Start of Source material

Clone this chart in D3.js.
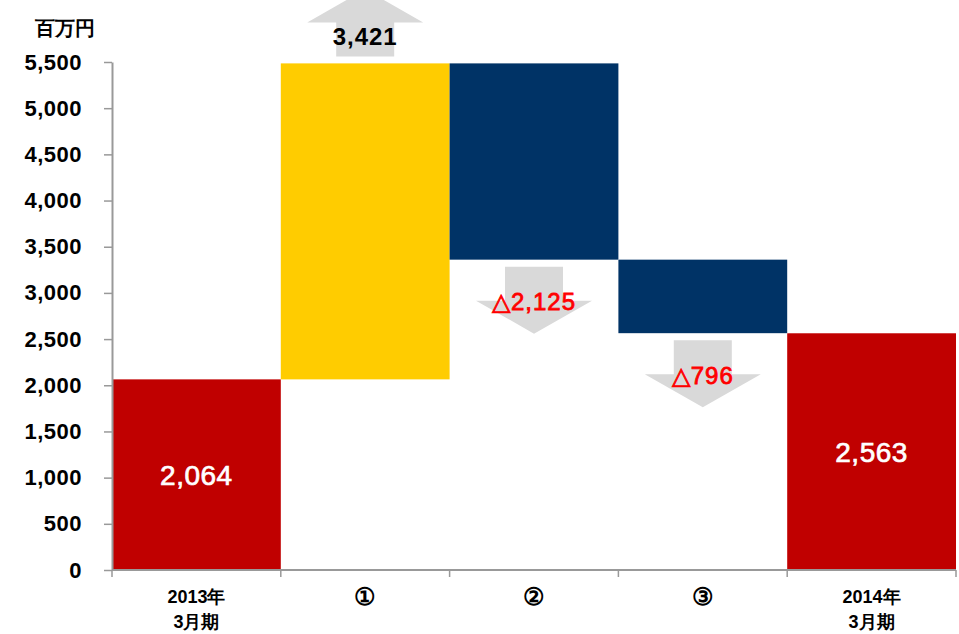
<!DOCTYPE html>
<html>
  <body style="margin:0">
    <style>
      body { background: #fff; }
      text { font-family: 'Liberation Sans', Arial, sans-serif; }
    </style>
    <script src="https://d3js.org/d3.v7.min.js"></script>
    <script type="text/javascript">
      const width = 959;
      const height = 634;
      const margin = { top: 62, right: 3, bottom: 64, left: 112 };

      const categories = ['2013年\n3月期', '①', '②', '③', '2014年\n3月期'];
      // start total, three changes, end total
      const values = [2064, 3421, -2125, -796, 2563];
      const kinds = ['total', 'delta', 'delta', 'delta', 'total'];
      const labels = ['2,064', '3,421', '△2,125', '△796', '2,563'];
      const yTicks = [0, 500, 1000, 1500, 2000, 2500, 3000, 3500, 4000, 4500, 5000, 5500];
      const unitLabel = '百万円';

      const colors = { total: '#C00000', up: '#FFCC00', down: '#003366', arrow: '#D9D9D9' };

      // running base for the waterfall
      let run = 0;
      const bars = categories.map((c, i) => {
        let y0, y1;
        if (kinds[i] === 'total') { y0 = 0; y1 = values[i]; run = values[i]; }
        else { y0 = run; y1 = run + values[i]; run = y1; }
        return { cat: c, y0, y1, kind: kinds[i], value: values[i], label: labels[i] };
      });

      const svg = d3.select('body').append('svg')
        .attr('width', width)
        .attr('height', height);

      const x = d3.scaleBand()
        .domain(categories)
        .range([margin.left, width - margin.right])
        .padding(0);
      const y = d3.scaleLinear()
        .domain([0, 5500])
        .range([height - margin.bottom, margin.top]);

      const fillOf = (d) => d.kind === 'total' ? colors.total : (d.value > 0 ? colors.up : colors.down);

      svg.append('g').selectAll('rect')
        .data(bars)
        .enter()
        .append('rect')
        .attr('x', (d) => x(d.cat))
        .attr('y', (d) => y(Math.max(d.y0, d.y1)))
        .attr('width', x.bandwidth())
        .attr('height', (d) => Math.abs(y(d.y0) - y(d.y1)))
        .attr('fill', fillOf);

      // arrows for the changes
      const arrowLen = 67, headLen = 33, bodyW = 58, headW = 116, gap = 7;
      const deltas = bars.filter((d) => d.kind === 'delta');
      deltas.forEach((d) => {
        const cx = x(d.cat) + x.bandwidth() / 2;
        const up = d.value > 0;
        const s = up ? -1 : 1;
        const start = y(up ? Math.max(d.y0, d.y1) : Math.min(d.y0, d.y1)) + s * gap;
        const headBase = start + s * (arrowLen - headLen);
        const tip = start + s * arrowLen;
        const pts = [
          [cx - bodyW / 2, start], [cx + bodyW / 2, start], [cx + bodyW / 2, headBase],
          [cx + headW / 2, headBase], [cx, tip], [cx - headW / 2, headBase], [cx - bodyW / 2, headBase]
        ];
        svg.append('path')
          .attr('d', d3.line()(pts) + 'Z')
          .attr('fill', colors.arrow);
        svg.append('text')
          .attr('x', cx)
          .attr('y', up ? start - 20 : start + 35)
          .attr('dy', '0.36em')
          .attr('text-anchor', 'middle')
          .attr('font-size', 24)
          .attr('font-weight', up ? 'bold' : 'normal')
          .attr('letter-spacing', 1)
          .attr('stroke', up ? 'none' : '#FF0000')
          .attr('stroke-width', 0.8)
          .attr('fill', up ? '#000' : '#FF0000')
          .text(d.label);
      });

      // labels in the total bars
      svg.append('g').selectAll('text')
        .data(bars.filter((d) => d.kind === 'total'))
        .enter()
        .append('text')
        .attr('x', (d) => x(d.cat) + x.bandwidth() / 2)
        .attr('y', (d) => (y(d.y0) + y(d.y1)) / 2)
        .attr('dy', '0.36em')
        .attr('text-anchor', 'middle')
        .attr('font-size', 28)
        .attr('letter-spacing', 0.5)
        .attr('stroke', '#fff')
        .attr('stroke-width', 0.7)
        .attr('fill', '#fff')
        .text((d) => d.label);

      // y axis
      const axisLeft = d3.axisLeft(y)
        .tickValues(yTicks)
        .tickFormat(d3.format(','))
        .tickSize(8)
        .tickSizeOuter(0);
      const gy = svg.append('g')
        .attr('transform', `translate(${margin.left}, 0)`)
        .call(axisLeft);
      gy.select('.domain').attr('stroke', '#999').attr('stroke-width', 2);
      gy.selectAll('.tick line').attr('stroke', '#999').attr('stroke-width', 1.5);
      gy.selectAll('.tick text')
        .attr('x', -30)
        .attr('font-size', 22)
        .attr('font-weight', 'bold')
        .attr('letter-spacing', 0.5)
        .attr('fill', '#000');

      // x axis with ticks on the band edges
      const gx = svg.append('g');
      const x0 = y(0);
      gx.append('line')
        .attr('x1', margin.left).attr('x2', width - margin.right)
        .attr('y1', x0).attr('y2', x0)
        .attr('stroke', '#999').attr('stroke-width', 2);
      const edges = categories.map((c) => x(c)).concat([x(categories[categories.length - 1]) + x.bandwidth()]);
      gx.selectAll('line.edge')
        .data(edges)
        .enter()
        .append('line')
        .attr('class', 'edge')
        .attr('x1', (d) => d).attr('x2', (d) => d)
        .attr('y1', x0).attr('y2', x0 + 7)
        .attr('stroke', '#999').attr('stroke-width', 1.5);
      const xl = gx.selectAll('text')
        .data(categories)
        .enter()
        .append('text')
        .attr('x', (d) => x(d) + x.bandwidth() / 2)
        .attr('y', (d) => d.length === 1 ? x0 + 35 : x0 + 33)
        .attr('text-anchor', 'middle')
        .attr('font-family', (d) => d.length === 1 ? "'Noto Sans CJK JP', sans-serif" : null)
        .attr('font-size', (d) => d.length === 1 ? 24 : 18)
        .attr('font-weight', 'bold')
        .attr('fill', '#000');
      xl.each(function (d) {
        const lines = d.split('\n');
        lines.forEach((t, i) => {
          d3.select(this).append('tspan')
            .attr('x', x(d) + x.bandwidth() / 2)
            .attr('dy', i === 0 ? 0 : 25)
            .text(t);
        });
      });

      svg.append('text')
        .attr('x', 65)
        .attr('y', 35)
        .attr('text-anchor', 'middle')
        .attr('font-size', 20)
        .attr('font-weight', 'bold')
        .attr('fill', '#000')
        .text(unitLabel);
    </script>
  </body>
</html>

End of Source material

▶ [Do this] Give again exactly the lines running from the beginning of the material above through the line that contains "64, left: 112", and leave out every picture.

▶ [The reply]
Clone this chart in D3.js.
<!DOCTYPE html>
<html>
  <body style="margin:0">
    <style>
      body { background: #fff; }
      text { font-family: 'Liberation Sans', Arial, sans-serif; }
    </style>
    <script src="https://d3js.org/d3.v7.min.js"></script>
    <script type="text/javascript">
      const width = 959;
      const height = 634;
      const margin = { top: 62, right: 3, bottom: 64, left: 112 };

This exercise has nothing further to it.